Amazing sound design
Not a lot here.
Not much replay value.
Knock-knock is one of those unique games that makes the player question why they are playing something this odd, but at the same time they don’t want to stop quite yet. There is a charm and a low-level addiction to the experience that makes one want to continue, you want to find out what that bump in the dark was, you want to reach out and touch the box-headed women sitting in the room with you. Such is the experience with Knock-knock, turn out the lights, play alone with a headset turned up and have some fun with your horror this Halloween season.
Knock-knock tells the story of a young man living in an old house in the woods. The house is ancient and filled with things that really do go bump in the night. These bumps cause you, the player, to awake from your slumber to discover what is really happening with this haunted house. Eventually you will run into the cause of such issues that plague your mind. Other dimensions, freaky monsters, and your own paranoia will play a part in this story as you work to uncover the mystery.
The game plays quite simply, allowing the player to control everything with a few keys at most. You will walk the length of the house with your lit candle, fixing light bulbs here and there, and climbing ladders over here, all while searching for clues. But you are not alone; you will soon discover something within the walls watching you, literally. Other dimensions will pop up, leading you to a long hallway that leads on and on for seemingly forever. You can choose to rid yourself of these portals before they turn into something worse simply by turning the light on in the room before anything finds its way through. Should something make it through to the real world you will need to hide behind one of the very scarce objects within the house. This will allow the monster to pass you by after a short searching period, leaving you unscathed for the time being.
Knock-knock has a beautiful art style, almost cartoony. While this could be argued that it leads away from the fear aspect of a horror game, it actually helps the mood. Your character is as creepy looking as the monsters wandering the halls. The world doesn’t look like a serious place, but the tone of the story clashes together with the art style to create something in between, not quite horrific but not quite peaceful either.
Knock-knock sounds wonderful. The voices are reminiscent of The Sims. But the star of the sound side of the game is the knocking. The creepy, random knocking that occurs when something has made its way into the house.
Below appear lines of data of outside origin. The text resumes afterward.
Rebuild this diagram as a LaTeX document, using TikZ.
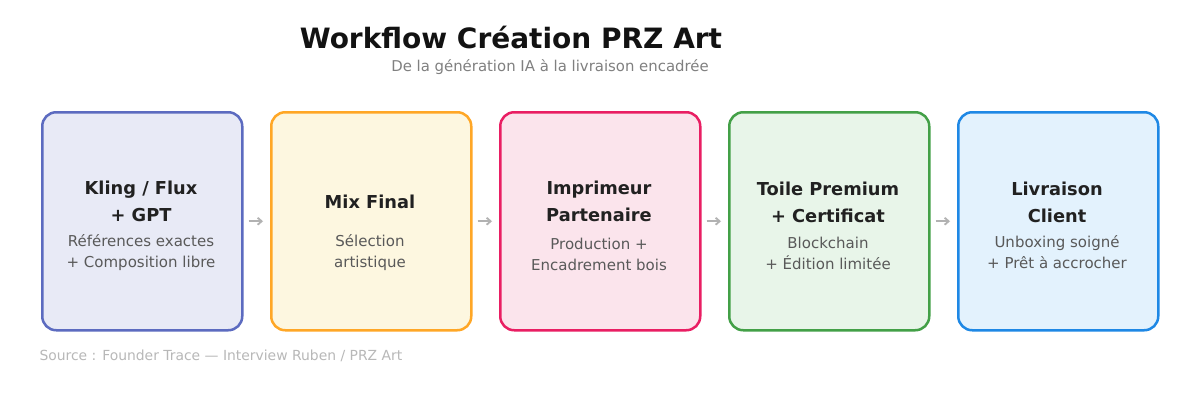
\documentclass[tikz,border=0pt]{standalone}
\usepackage{fontspec}
\setmainfont{DejaVu Sans}
\usetikzlibrary{arrows.meta}
\definecolor{bd1}{RGB}{92,107,192}\definecolor{fl1}{RGB}{232,234,246}
\definecolor{bd2}{RGB}{255,167,38}\definecolor{fl2}{RGB}{253,247,224}
\definecolor{bd3}{RGB}{233,30,99}\definecolor{fl3}{RGB}{251,228,236}
\definecolor{bd4}{RGB}{67,160,71}\definecolor{fl4}{RGB}{232,245,233}
\definecolor{bd5}{RGB}{30,136,229}\definecolor{fl5}{RGB}{227,242,253}
\begin{document}
\begin{tikzpicture}[x=1pt,y=-1pt,
  card/.style={draw=bd#1,fill=fl#1,line width=2.5pt,rounded corners=14pt,minimum width=200pt,minimum height=218pt,anchor=north west},
  ttl/.style={font=\bfseries\fontsize{17.8}{27}\selectfont,text=black!87,align=center},
  sub/.style={font=\fontsize{15}{21}\selectfont,text=black!65,align=center},
  conn/.style={draw=black!30,line width=1.8pt,-{Straight Barb[length=4pt,width=7pt]},shorten <=5pt,shorten >=7pt}]
\useasboundingbox[fill=white] (0,0) rectangle (1200,420);
\node[font=\bfseries\fontsize{28}{30}\selectfont,text=black!93] (title) at (511,38) {Workflow Création PRZ Art};
\node[font=\fontsize{14.9}{16}\selectfont,text=black!50] (subt) at (550,67) {De la génération IA à la livraison encadrée};
\node[card=1] (b1) at (41,111) {};
\node[card=2] (b2) at (270,111) {};
\node[card=3] (b3) at (499,111) {};
\node[card=4] (b4) at (728,111) {};
\node[card=5] (b5) at (957,111) {};
\node[ttl] (t1) at (141,201) {Kling / Flux\\+ GPT};
\node[sub] (s1) at (141,253) {Références exactes\\+ Composition libre};
\node[ttl] (t2) at (370,202) {Mix Final};
\node[sub] (s2) at (370,253) {Sélection\\artistique};
\node[ttl] (t3) at (599,201) {Imprimeur\\Partenaire};
\node[sub] (s3) at (599,254) {Production +\\Encadrement bois};
\node[ttl] (t4) at (828,202) {Toile Premium\\+ Certificat};
\node[sub] (s4) at (828,253) {Blockchain\\+ Édition limitée};
\node[ttl] (t5) at (1057,202) {Livraison\\Client};
\node[sub] (s5) at (1057,252.5) {Unboxing soigné\\+ Prêt à accrocher};
\draw[conn] (b1.east) -- (b2.west);
\draw[conn] (b2.east) -- (b3.west);
\draw[conn] (b3.east) -- (b4.west);
\draw[conn] (b4.east) -- (b5.west);
\node[font=\fontsize{13.9}{15}\selectfont,text=black!28,anchor=west] (src) at (36,356) {Source : Founder Trace — Interview Ruben / PRZ Art};
\end{tikzpicture}
\end{document}
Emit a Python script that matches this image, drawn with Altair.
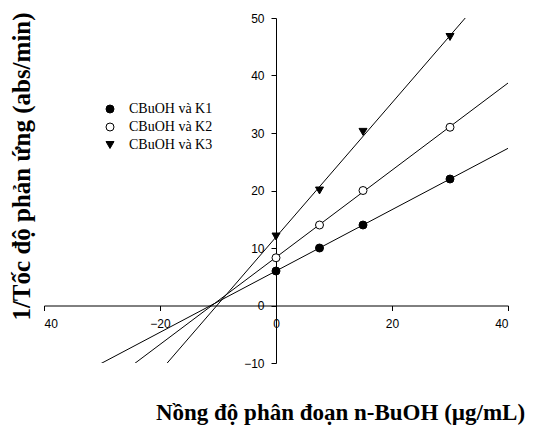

This noise is enough to make you jump a little and take a look around the darkness in your room. It is unnerving to say the least and quite well done.
The sad thing about Knock-knock however is that once you beat the game there is no real inclination to repeat the process. If you beat it that is. Wandering from room to room, fixing the lights over and over can get tedious and some will not complete the game for lack of something more intense going on. This will deter some people from buying the game, those looking to get more bang out of their buck. While it is a fun experience there just isn’t enough here to keep you coming back for more day after day. You could play it over a weekend and be done with it, allowing it to sink into your ever-growing Steam list.
Overall, the core gameplay, art style, and sound design save Knock-knock. But the story will not keep your attention and if you’re looking for more or a longer experience in terms of gameplay, this isn’t for you. Knock-knock will have a group of fans that will absolutely love it; it’s that type of game, to have a cult following. It just isn’t for everyone.